剑指offer_整数中1出现的次数

题目：

求1~n的数字中，数字1出现的次数。

最无脑的做法，从1遍历到n，累计每个数字中1出现的次数。。。。
在leetcode上看到最牛逼的做法
先上代码再说：

public int countDigitOne(int n) {    int ones = 0;    for (long m = 1; m <= n; m *= 10)        ones += (n/m + 8) / 10 * m + (n/m % 10 == 1 ? n%m + 1 : 0);    return ones;}

就是这么简洁！！!

时间复杂度达到了O（lgn）！！！

看一下leetcode上面大神的解释：

https://discuss.leetcode.com/topic/18054/4-lines-o-log-n-c-java-python

For each position, split the decimal representation into two parts, for example split n=3141592 into a=31415 and b=92 when we’re at m=100 for analyzing the hundreds-digit. And then we know that the hundreds-digit of n is 1 for prefixes “” to “3141”, i.e., 3142 times. Each of those times is a streak, though. Because it’s the hundreds-digit, each streak is 100 long. So (a / 10 + 1) * 100 times, the hundreds-digit is 1.
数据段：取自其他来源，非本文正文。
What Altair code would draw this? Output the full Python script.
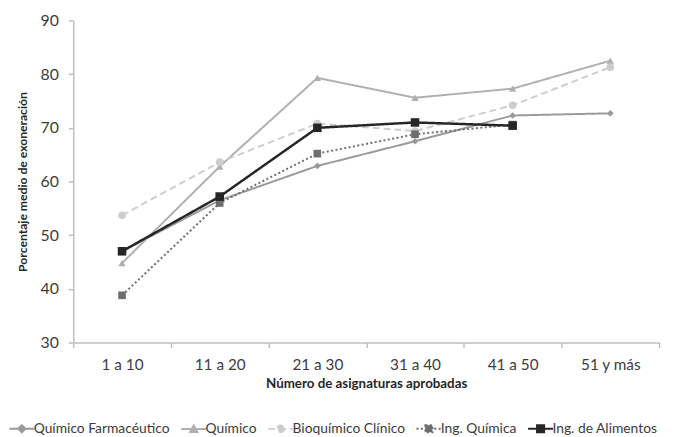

Consider the thousands-digit, i.e., when m=1000. Then a=3141 and b=592. The thousands-digit is 1 for prefixes “” to “314”, so 315 times. And each time is a streak of 1000 numbers. However, since the thousands-digit is a 1, the very last streak isn’t 1000 numbers but only 593 numbers, for the suffixes “000” to “592”. So (a / 10 * 1000) + (b + 1) times, the thousands-digit is 1.

The case distincton between the current digit/position being 0, 1 and >=2 can easily be done in one expression. With (a + 8) / 10 you get the number of full streaks, and a % 10 == 1 tells you whether to add a partial streak.

根本在于利用数学对数字的分析，直接推出了简洁的数学公式。

在苏宁的笔试中，遇到过这么一道题，n个人中有m对好友（两两称为一对），朋友的朋友都算是同一个朋友圈。问有多少个朋友圈。

咋一看，毫无头绪，其实也是道数学题。
当m>n时，只有1个朋友圈；
当m<n时，有n-m个朋友圈
就是这么简单。。。。。。。。。。。。。